Primer name Marker gene Target region Illumina Sequence PCR Primer
V3_357F_Nextera 16S rRNA V3-V4, V3-V5 TCGTCGGCAGCGTCAGATGTGTATAAGAGACAG CCTACGGGAGGCAGCAG
V4_806R_Nextera 16S rRNA V3-V4, V4 GTCTCGTGGGCTCGGAGATGTGTATAAGAGACAG GGACTACHVGGGTWTCTAAT

So, you want to use the sequences under the PCR Primer column for the cutadapt flags --p-front-f and --p-front-r respectively.

Hi Mike,
Thank you so much for the clarification. I really appreciate your help.
Sincerely,
Urmila

1 Like

Hi Mike,
Do I need to use primer twice same as the link you provided before,

qiime cutadapt trim-paired
--i-demultiplexed-sequences paired-end-demux.qza
--p-cores 4
--p-front-f CCTACGGGNGGCWGCAG GACTACHVGGGTATCTAAKCC
--p-front-r GACTACHVGGGTATCTAAKCC CCTACGGGNGGCWGCAG
Thank you!

No. Like I said, you do not need to do this for your marker gene.

I was only mentioning this strategy for your general knowledge, if you ever make use of short marker genes. For example, if you were to sequence less than 100 bp.

Hi Mike,
I found multiple codes for removing primer. I am not sure which one to follow (I will adjust my primers).

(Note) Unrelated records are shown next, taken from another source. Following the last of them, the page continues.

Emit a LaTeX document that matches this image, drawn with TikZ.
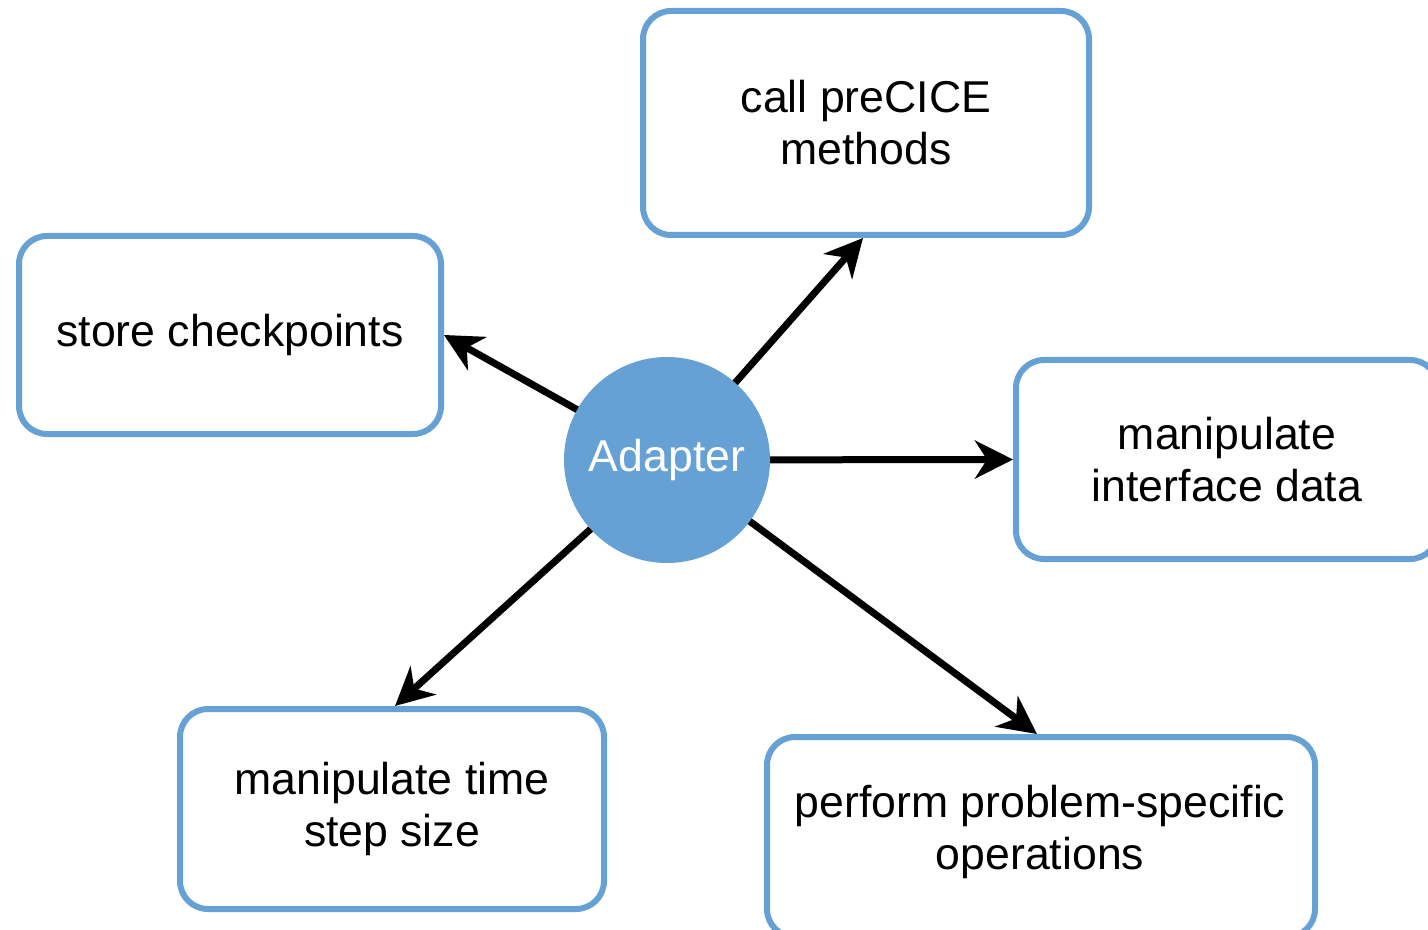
\documentclass[tikz,border=0pt]{standalone}
\usepackage{fontspec}
\setmainfont{Liberation Sans}
\usetikzlibrary{arrows.meta}
\definecolor{boxblue}{RGB}{102,161,213}
\tikzset{
  box/.style={draw=boxblue, line width=3pt, rounded corners=14pt, fill=white,
    align=center, inner sep=0pt, font=\fontsize{22.3pt}{26pt}\selectfont},
  hub/.style={circle, fill=boxblue, draw=none, inner sep=0pt, outer sep=0pt,
    minimum size=103pt, text=white, font=\fontsize{22.3pt}{26pt}\selectfont},
  arr/.style={line width=3.5pt, -{Stealth[length=19pt, width=19pt, inset=6pt]}}
}
\begin{document}
\begin{tikzpicture}[x=0.5pt, y=-0.5pt]
\useasboundingbox (0,0) rectangle (1428,930);
\clip (0,0) rectangle (1428,930);
\node[box, minimum width=223pt, minimum height=112pt] (call) at (866,123) {call preCICE\\methods};
\node[box, minimum width=211pt, minimum height=99pt] (store) at (230,335) {store checkpoints};
\node[box, minimum width=211pt, minimum height=99.5pt] (iface) at (1227,459.5) {manipulate\\interface data};
\node[box, minimum width=212pt, minimum height=100pt] (time) at (392,809) {manipulate time\\step size};
\node[box, minimum width=274pt, minimum height=100pt] (perf) at (1041,837) {};
\node[font=\fontsize{22.3pt}{26pt}\selectfont, align=center, inner sep=0pt] (perftext) at (1040,832) {perform problem-specific\\operations};
\node[hub] (ad) at (667,460) {Adapter};
\draw[arr] (ad) -- (call.south -| 863,0);
\draw[arr] (ad) -- (store.east);
\draw[arr] (ad) -- (iface.west);
\draw[arr] (ad) -- (time.north -| 395,0);
\draw[arr] (ad) -- (perf.north -| 1037,0);
\end{tikzpicture}
\end{document}
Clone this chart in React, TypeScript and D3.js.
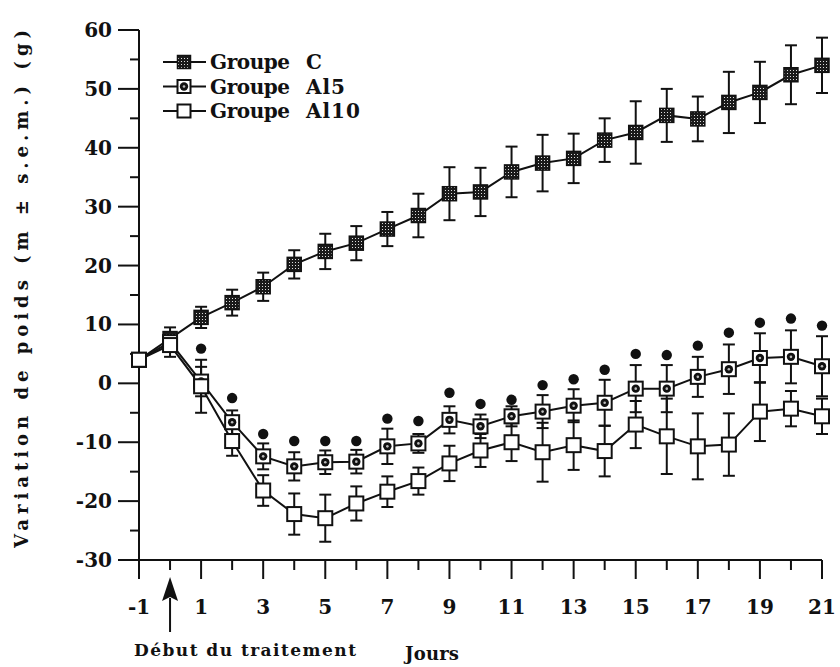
import React from "react";
import { scaleLinear, line as d3_line } from "d3";

// jours -1 .. 21
const days = [-1, 0, 1, 2, 3, 4, 5, 6, 7, 8, 9, 10, 11, 12, 13, 14, 15, 16, 17, 18, 19, 20, 21];

const groupC = [4, 7.6, 11.2, 13.7, 16.4, 20.2, 22.4, 23.8, 26.2, 28.5, 32.2, 32.5, 35.9, 37.4, 38.2, 41.3, 42.6, 45.5, 44.9, 47.7, 49.4, 52.4, 54.0];
const groupCErr = [1, 1.9, 1.8, 2.2, 2.4, 2.4, 3, 2.9, 2.9, 3.7, 4.5, 4.1, 4.3, 4.8, 4.2, 3.7, 5.3, 4.5, 3.8, 5.2, 5.2, 5, 4.7];

const groupAl5 = [4, 7, 0.3, -6.6, -12.4, -14.1, -13.4, -13.3, -10.7, -10.2, -6.2, -7.3, -5.6, -4.8, -3.8, -3.3, -0.9, -0.9, 1.1, 2.4, 4.3, 4.5, 2.9];
const groupAl5Err = [1, 1.5, 2.5, 2, 2.2, 2.4, 2, 2, 3, 1.6, 2.3, 2, 1.7, 2.8, 2.8, 3.9, 4, 4, 3.4, 4.2, 4.2, 4.5, 5.1];

const groupAl10 = [4, 6.5, -0.5, -9.8, -18.2, -22.2, -22.9, -20.4, -18.4, -16.6, -13.6, -11.4, -10, -11.7, -10.5, -11.5, -7, -9, -10.7, -10.4, -4.8, -4.3, -5.6];
const groupAl10Err = [1, 2, 4.5, 2.5, 2.6, 3.5, 4, 2.9, 2.6, 2.3, 3, 2.8, 3.2, 5, 4.2, 4.3, 4, 6.4, 5.6, 5.3, 5, 3, 3];

// points de significativité (Al5 vs C)
const sigDays = [1, 2, 3, 4, 5, 6, 7, 8, 9, 10, 11, 12, 13, 14, 15, 16, 17, 18, 19, 20, 21];
const sigValues = [5.9, -2.5, -8.6, -9.8, -9.8, -9.8, -6, -6.4, -1.6, -3.5, -2.8, -0.3, 0.7, 2.3, 5, 4.8, 6.4, 8.6, 10.3, 11, 9.8];

const xTickLabels = [-1, 1, 3, 5, 7, 9, 11, 13, 15, 17, 19, 21];
const yTickLabels = [60, 50, 40, 30, 20, 10, 0, -10, -20, -30];
const yMinorTicks = [55, 45, 35, 25, 15, 5, -5, -15, -25];

const legendNames = ["C", "Al5", "Al10"];

const FONT = "'DejaVu Serif', serif";

type Kind = "C" | "Al5" | "Al10";

const Marker: React.FC<{ kind: Kind; cx: number; cy: number; s?: number }> = ({ kind, cx, cy, s = 14 }) => {
    const h = s / 2;
    if (kind === "C") {
        return <rect x={cx - h} y={cy - h} width={s} height={s} fill="url(#speckle)" stroke="#111" strokeWidth={1.5} />;
    }
    if (kind === "Al5") {
        return (
            <g>
                <rect x={cx - h} y={cy - h} width={s} height={s} fill="#fff" stroke="#111" strokeWidth={2} />
                <circle cx={cx} cy={cy} r={4.2} fill="#111" />
                <circle cx={cx} cy={cy} r={1.3} fill="#bbb" />
            </g>
        );
    }
    return <rect x={cx - h} y={cy - h} width={s} height={s} fill="#fff" stroke="#111" strokeWidth={2} />;
};

export default function App() {
    const x = scaleLinear().domain([-1, 21]).range([139, 822]);
    const y = scaleLinear().domain([-30, 60]).range([560, 30]);

    const series: { kind: Kind; values: number[]; err: number[] }[] = [
        { kind: "C", values: groupC, err: groupCErr },
        { kind: "Al5", values: groupAl5, err: groupAl5Err },
        { kind: "Al10", values: groupAl10, err: groupAl10Err },
    ];

    const line = d3_line<number>()
        .x((_, i) => x(days[i]))
        .y((d) => y(d));

    const cap = 6;

    return (
        <div style={{ position: "absolute", left: 0, top: 0 }}>
            <svg width={840} height={667} style={{ display: "block", background: "#fff" }}>
                <defs>
                    <pattern id="speckle" width={3} height={3} patternUnits="userSpaceOnUse">
                        <rect width={3} height={3} fill="#1a1a1a" />
                        <rect x={1} y={1} width={1} height={1} fill="#ddd" />
                    </pattern>
                </defs>

                {/* Y axis */}
                <line x1={x(-1)} x2={x(-1)} y1={y(60)} y2={y(-30)} stroke="#111" strokeWidth={2} />
                {yTickLabels.map((v) => (
                    <g key={v}>
                        <line x1={x(-1) - 21} x2={x(-1)} y1={y(v)} y2={y(v)} stroke="#111" strokeWidth={2} />
                        <text x={112} y={y(v) + 7} textAnchor="end" fontFamily={FONT} fontWeight="bold" fontSize={20} fill="#111">
                            {v}
                        </text>
                    </g>
                ))}
                {yMinorTicks.map((v) => (
                    <line key={v} x1={x(-1) - 9} x2={x(-1)} y1={y(v)} y2={y(v)} stroke="#111" strokeWidth={2} />
                ))}

                {/* X axis */}
                <line x1={x(-1)} x2={x(21)} y1={y(-30)} y2={y(-30)} stroke="#111" strokeWidth={2} />
                {days.map((d) => (
                    <line
                        key={d}
                        x1={x(d)}
                        x2={x(d)}
                        y1={y(-30)}
                        y2={y(-30) + (Math.abs(d) % 2 === 1 ? 19 : 10)}
                        stroke="#111"
                        strokeWidth={2}
                    />
                ))}
                {xTickLabels.map((d) => (
                    <text key={d} x={x(d)} y={614} textAnchor="middle" fontFamily={FONT} fontWeight="bold" fontSize={20} fill="#111">
                        {d}
                    </text>
                ))}

                {/* Arrow: début du traitement */}
                <line x1={x(0)} x2={x(0)} y1={632} y2={598} stroke="#111" strokeWidth={2} />
                <path d={`M${x(0)},577 L${x(0) - 8},601 L${x(0)},597 L${x(0) + 8},601 Z`} fill="#111" />

                <text x={134} y={656} fontFamily={FONT} fontWeight="bold" fontSize={17} fill="#111" textLength={222} lengthAdjust="spacing">
                    Début du traitement
                </text>
                <text x={405} y={660} fontFamily={FONT} fontWeight="bold" fontSize={18} fill="#111" textLength={54} lengthAdjust="spacing">
                    Jours
                </text>

                {/* Y title */}
                <text
                    transform={`translate(28,289) rotate(-90)`}
                    textAnchor="middle"
                    fontFamily={FONT}
                    fontWeight="bold"
                    fontSize={18}
                    fill="#111"
                    textLength={518}
                    lengthAdjust="spacing"
                >
                    Variation de poids (m ± s.e.m.) (g)
                </text>

                {/* Lines */}
                {series.map((s) => (
                    <path key={s.kind} d={line(s.values) ?? ""} fill="none" stroke="#111" strokeWidth={2} />
                ))}

                {/* Error bars */}
                {series.map((s) =>
                    s.values.map((v, i) => {
                        const cx = x(days[i]);
                        const top = y(v + s.err[i]);
                        const bot = y(v - s.err[i]);
                        return (
                            <g key={`${s.kind}-e-${i}`} stroke="#111" strokeWidth={2}>
                                <line x1={cx} x2={cx} y1={top} y2={bot} />
                                <line x1={cx - cap} x2={cx + cap} y1={top} y2={top} />
                                <line x1={cx - cap} x2={cx + cap} y1={bot} y2={bot} />
                            </g>
                        );
                    })
                )}

                {/* Markers */}
                {series.map((s) =>
                    s.values.map((v, i) => <Marker key={`${s.kind}-m-${i}`} kind={s.kind} cx={x(days[i])} cy={y(v)} />)
                )}

                {/* Significance dots */}
                {sigDays.map((d, i) => (
                    <circle key={d} cx={x(d)} cy={y(sigValues[i])} r={5.2} fill="#111" />
                ))}

                {/* Legend */}
                {legendNames.map((name, i) => {
                    const ly = 62 + i * 24.5;
                    const kind: Kind = i === 0 ? "C" : i === 1 ? "Al5" : "Al10";
                    return (
                        <g key={name}>
                            <line x1={163} x2={206} y1={ly} y2={ly} stroke="#111" strokeWidth={2} />
                            <Marker kind={kind} cx={184} cy={ly} s={13} />
                            <text x={210} y={ly + 7} fontFamily={FONT} fontWeight="bold" fontSize={20} fill="#111" textLength={80} lengthAdjust="spacing">
                                Groupe
                            </text>
                            <text x={306} y={ly + 7} fontFamily={FONT} fontWeight="bold" fontSize={20} fill="#111" letterSpacing={1}>
                                {name}
                            </text>
                        </g>
                    );
                })}
            </svg>
        </div>
    );
}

  1. qiime cutadapt trim-paired
    --i-demultiplexed-sequences paired-end-demux.qza
    --p-cores 4
    --p-front-f CCTACGGGNGGCWGCAG
    --p-front-r GACTACHVGGGTATCTAAKCC
    --p-overlap 3
    --p-error-rate 0.1
    --p-match-read-wildcards
    --p-match-adapter-wildcards
    --p-discard-untrimmed
    --o-trimmed-sequences primer-trimmed-demux-2.qza
    --verbose > cutadapt-log-2.txt

  2. qiime cutadapt trim-paired
    --i-demultiplexed-sequences paired-end-demux.qza
    --p-front-f CCTACGGGNGGCWGCAG
    --p-front-r GACTACHVGGGTATCTAAKCC
    --o-trimmed-sequences primer-trimmed-demux.qza

However, I used this code for removing primer.
qiime cutadapt trim-paired --i-demultiplexed-sequences paired-end-demux.qza --p-front-f CCTACGGGAGGCAGCAG --p-front-r GGACTACHVGGGTWTCTAAT --p-match-adapter-wildcards --p-match-read-wildcards --p-discard-untrimmed --o-trimmed-sequences trimmed-demux.qza

Could you please tell me if I am using the correct code? I would appreciate your help.

Thank you!
Urmila

However, I saw this code also

Hi @umanand,

Assuming you are using a recent version of QIIME 2 (2024.2, or any of the 2023 versions), I'd keep it simple and use default settings with the addition of --p-discard-untrimmed. This latter flag will remove any read-pairs in which the primers can not be detected. This is a nice form of quality control, and ensures all your output is trimmed, minimizing spurious read-length outputs.

qiime cutadapt trim-paired \
  --i-demultiplexed-sequences paired-end-demux.qza \
  --p-cores 4 \
  --p-front-f CCTACGGGNGGCWGCAG \
  --p-front-r GACTACHVGGGTATCTAAKCC \
  --p-discard-untrimmed \
  --o-trimmed-sequences primer-trimmed-demux.qza \
  --verbose

Remember, if you add --help at the end of any command, the help test will appear. For example, if you run qiime cutadapt trim-paired --help you can see the default settings, and other parameter options.

Hi Mike,
Thank you so much! I am grateful for your help!

1 Like